Almost 3 in 4 employees would change their health insurance plan to save money

Health insurance plan - employees - business

A new Centivo survey of workers with employer-sponsored coverage revealed this trend.

The results of a recent Centivo survey of employees with an employer-sponsored health insurance plan showed that those workers would be willing to take less coverage to save money.

The research aimed to find out how willing workers are to alter their coverage if it improved affordability.

What the survey found was that 73 percent of the survey respondents would be willing to modify the core features of their health insurance plan if it meant that they would improve the affordability of their healthcare. Those respondents said that they would be willing to accept the “tradeoffs” to their coverage if they would gain a savings of 10 to 30 percent when compared to the current amount they are paying.

The results were published in the Centivo Healthcare and Financial Sacrifices Survey, 2021. It was conducted in August 2021 and involved the participation of 805 adults in the United States between the ages of 18 years old and 64 years old, each of whom had employer-sponsored private insurance.

Health insurance plan - a plan for healthcare

This may prove to be helpful insight into employee opinions regarding their health insurance plan.
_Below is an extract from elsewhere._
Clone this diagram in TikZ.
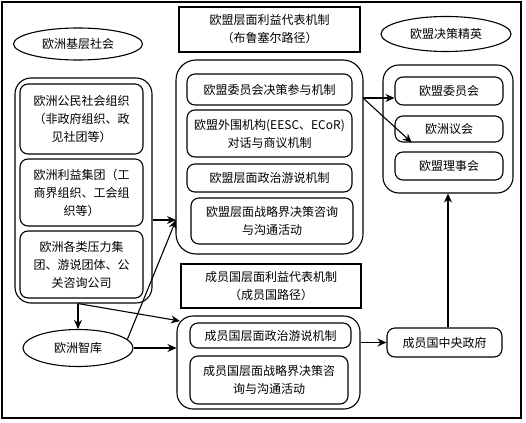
\documentclass[tikz,border=0pt]{standalone}
\usepackage{fontspec}
\newfontfamily\cjk{Noto Sans CJK SC}
\usetikzlibrary{shapes.geometric,arrows.meta}

\begin{document}
\begin{tikzpicture}[x=1pt, y=-1pt,
    every node/.style={font=\cjk\fontsize{12}{18}\selectfont, align=center, inner sep=0pt},
    sz/.style 2 args={minimum width=#1pt, minimum height=#2pt},
    ebox/.style={draw, line width=1.1pt, rounded corners=8pt},
    group/.style={draw, line width=1.1pt, rounded corners=16pt},
    titlebox/.style={draw, line width=1.1pt},
    elite/.style={draw, ellipse, line width=1.1pt},
    arr/.style={-{Stealth[length=9pt,width=8pt]}, line width=1.1pt}]
    \useasboundingbox (0,0) rectangle (526,422);

    % Frame
    \draw[line width=1.3pt] (2,2) rectangle (521,418);

    % Ellipses
    \node[elite, sz={129}{32}] (base) at (78,44) {欧洲基层社会};
    \node[elite, sz={130}{35}] (elites) at (446,34) {欧盟决策精英};
    \node[elite, sz={110}{37}] (tank) at (78,348) {欧洲智库};

    % Titles
    \node[titlebox, sz={181}{45}] (euTitle) at (269.5,29.5) {欧盟层面利益代表机制\\（布鲁塞尔路径）};
    \node[titlebox, sz={180}{44}] (msTitle) at (271,286) {成员国层面利益代表机制\\（成员国路径）};

    % European society
    \node[group, sz={137}{225}] (lgroup) at (83.5,190.5) {};
    \node[ebox, sz={123}{70}] (l1) at (81.5,119) {欧洲公民社会组织\\（非政府组织、政\\见社团等）};
    \node[ebox, sz={123}{67}] (l2) at (81.5,192.5) {欧洲利益集团（工\\商界组织、工会组\\织等）};
    \node[ebox, sz={123}{67}] (l3) at (81.5,264.5) {欧洲各类压力集\\团、游说团体、公\\关咨询公司};

    % Brussels route
    \node[group, rounded corners=20pt, sz={187}{194}] (mgroup) at (269.5,157) {};
    \node[ebox, sz={165}{31}] (m1) at (269.5,89.5) {欧盟委员会决策参与机制};
    \node[ebox, sz={165}{47}] (m2) at (269.5,133.5) {欧盟外围机构(EESC、ECoR)\\对话与商议机制};
    \node[ebox, sz={165}{28}] (m3) at (269.5,178) {欧盟层面政治游说机制};
    \node[ebox, sz={162}{46}] (m4) at (272,221) {欧盟层面战略界决策咨询\\与沟通活动};

    % EU institutions
    \node[group, sz={130}{128}] (rgroup) at (448,129) {};
    \node[ebox, sz={108}{28}] (r1) at (449,91) {欧盟委员会};
    \node[ebox, sz={108}{26}] (r2) at (449,129) {欧洲议会};
    \node[ebox, sz={108}{28}] (r3) at (449,166) {欧盟理事会};

    % Member state route
    \node[group, sz={183}{93}] (sgroup) at (268.5,362.5) {};
    \node[ebox, sz={161}{25}] (s1) at (270.5,335.5) {成员国层面政治游说机制};
    \node[ebox, sz={158}{48}] (s2) at (269,380) {成员国层面战略界决策咨\\询与沟通活动};
    \node[ebox, sz={115}{29}] (gov) at (444.5,342.5) {成员国中央政府};

    % Arrows
    \coordinate (mIn) at (176,220);
    \coordinate (sIn) at (180,321);
    \coordinate (mOut) at (363,98);
    \draw[arr] (lgroup.east |- mIn) -- (mIn);
    \draw[arr] (tank.10) -- (mIn);
    \draw[arr] (lgroup.south -| tank.north) -- (tank.north);
    \draw[arr] (lgroup.south -| tank.north) -- (sIn);
    \draw[arr] (tank.east) -- (sgroup.west |- tank.east);
    \draw[arr] (mOut) -- (r1.west |- mOut);
    \draw[arr] (mOut) -- (r2.200);
    \draw[arr] (sgroup.east |- gov.west) -- (gov.west);
    \draw[arr] (rgroup.south |- gov.north) -- (rgroup.south);
\end{tikzpicture}
\end{document}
“Human Resources leaders often believe that their employees will never accept health plan modifications that in any way limit or guide healthcare choices, even if these changes could be highly advantageous from a cost perspective,” said Centivo chief product officer Alan Cohen. “The good news is that our survey results prove this conventional wisdom amongst employers is actually a myth that for far too long has served as a barrier to dramatic affordability improvements.”

The tradeoffs that the respondents were most likely to find acceptable included some of the core features to their plans. For instance, 50 percent of the respondents said that they would be willing to accept referrals for specialists as a requirement in order to save money. Almost the same percentage – 47 percent – said that they would find it acceptable to have to select their primary care physician from a set list in order to save money. Interestingly, 30 percent said that they would be willing to switch from their current primary care physician to one on a list, and another 28 percent said that they would be willing stop seeing a specialist from whom they were currently receiving care.
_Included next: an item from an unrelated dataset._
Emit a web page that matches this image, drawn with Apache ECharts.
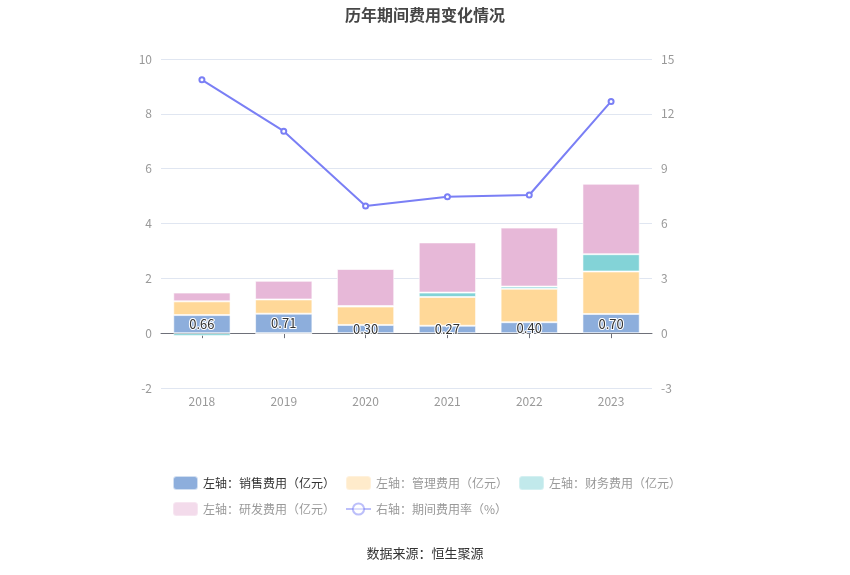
<!DOCTYPE html>
<html><head><meta charset="utf-8">
<script src="https://cdn.jsdelivr.net/npm/echarts@6/dist/echarts.min.js"></script>
<style>html,body{margin:0;padding:0;background:#fff}#c{width:850px;height:575px}</style>
</head><body><div id="c"></div>
<script>
const years = ['2018','2019','2020','2021','2022','2023'];
const sales = [0.66, 0.71, 0.30, 0.27, 0.40, 0.70];
const admin = [0.50, 0.52, 0.67, 1.05, 1.22, 1.55];
const finance = [-0.10, -0.02, 0.02, 0.16, 0.08, 0.63];
const rnd = [0.32, 0.68, 1.35, 1.83, 2.15, 2.57];
const rate = [13.86, 11.05, 6.96, 7.47, 7.56, 12.68];
const leftTicks = [-2, 10, 2];
const rightTicks = [-3, 15, 3];
const names = ['左轴：销售费用（亿元）','左轴：管理费用（亿元）','左轴：财务费用（亿元）','左轴：研发费用（亿元）','右轴：期间费用率（%）'];

const chart = echarts.init(document.getElementById('c'));
const font = '"Microsoft YaHei","Noto Sans CJK SC",sans-serif';
const barCommon = {type:'bar', stack:'a', barWidth:'70%', xAxisIndex:0, yAxisIndex:0,
  itemStyle:{borderColor:'rgba(255,255,255,0.6)', borderWidth:1}};
chart.setOption({
  animation:false,
  textStyle:{fontFamily:font},
  title:{text:'历年期间费用变化情况', left:'center', top:2,
    textStyle:{fontSize:16, fontWeight:'bold', color:'#464646', fontFamily:font}},
  grid:{left:161, right:198, top:59, bottom:187},
  legend:{left:167, top:470, width:560, itemWidth:25, itemHeight:14, itemGap:10,
    textStyle:{fontSize:12, color:'#999', lineHeight:14},
    data:[
      {name:names[0], textStyle:{color:'#333'}},
      {name:names[1], itemStyle:{opacity:0.5}},
      {name:names[2], itemStyle:{opacity:0.5}},
      {name:names[3], itemStyle:{opacity:0.5}},
      {name:names[4], itemStyle:{opacity:0.5}, lineStyle:{opacity:0.5}}
    ]},
  graphic:[{type:'text', left:'center', top:547,
    style:{text:'数据来源：恒生聚源', fontSize:13, fill:'#333', fontFamily:font}}],
  xAxis:[
    {type:'category', data:years, position:'bottom',
      axisLine:{show:false}, axisTick:{show:false},
      axisLabel:{color:'#999', fontSize:12, margin:7}},
    {type:'category', data:years, position:'bottom',
      axisLine:{show:true, onZero:true, onZeroAxisIndex:0, lineStyle:{color:'#6E7079'}},
      axisTick:{show:true, alignWithLabel:true, lineStyle:{color:'#6E7079'}},
      axisLabel:{show:false}}
  ],
  yAxis:[
    {type:'value', min:leftTicks[0], max:leftTicks[1], interval:leftTicks[2],
      axisLine:{show:false}, axisTick:{show:false},
      axisLabel:{color:'#999', fontSize:12, margin:9},
      splitLine:{lineStyle:{color:'#E0E6F1'}}},
    {type:'value', min:rightTicks[0], max:rightTicks[1], interval:rightTicks[2],
      axisLine:{show:false}, axisTick:{show:false},
      axisLabel:{color:'#999', fontSize:12, margin:9},
      splitLine:{show:false}}
  ],
  series:[
    Object.assign({}, barCommon, {name:names[0], data:sales, itemStyle:Object.assign({}, barCommon.itemStyle, {color:'#8DAEDC'}),
      label:{show:true, position:'inside', color:'#333', fontSize:13,
        textBorderColor:'#fff', textBorderWidth:2, formatter:p=>p.value.toFixed(2)}}),
    Object.assign({}, barCommon, {name:names[1], data:admin, itemStyle:Object.assign({}, barCommon.itemStyle, {color:'#FFD898'})}),
    Object.assign({}, barCommon, {name:names[2], data:finance, itemStyle:Object.assign({}, barCommon.itemStyle, {color:'#83D3D7'})}),
    Object.assign({}, barCommon, {name:names[3], data:rnd, itemStyle:Object.assign({}, barCommon.itemStyle, {color:'#E7B8D8'})}),
    {type:'line', name:names[4], data:rate, yAxisIndex:1, xAxisIndex:0,
      symbol:'emptyCircle', symbolSize:5, z:10,
      lineStyle:{color:'#7A7FF5', width:2}, itemStyle:{color:'#7A7FF5', borderWidth:1.5}}
  ]
});
</script></body></html>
“The healthcare affordability crisis facing US workers is well documented within the business community and society at large,” said Cohen in a statement about the health insurance plan survey. “To truly help reverse this trend, however, employers and the advisors who serve them should feel empowered to make health plan changes that historically were viewed as highly disruptive. Their employees are in fact ready, willing and able to embrace significant health plan sacrifices for meaningful financial savings.”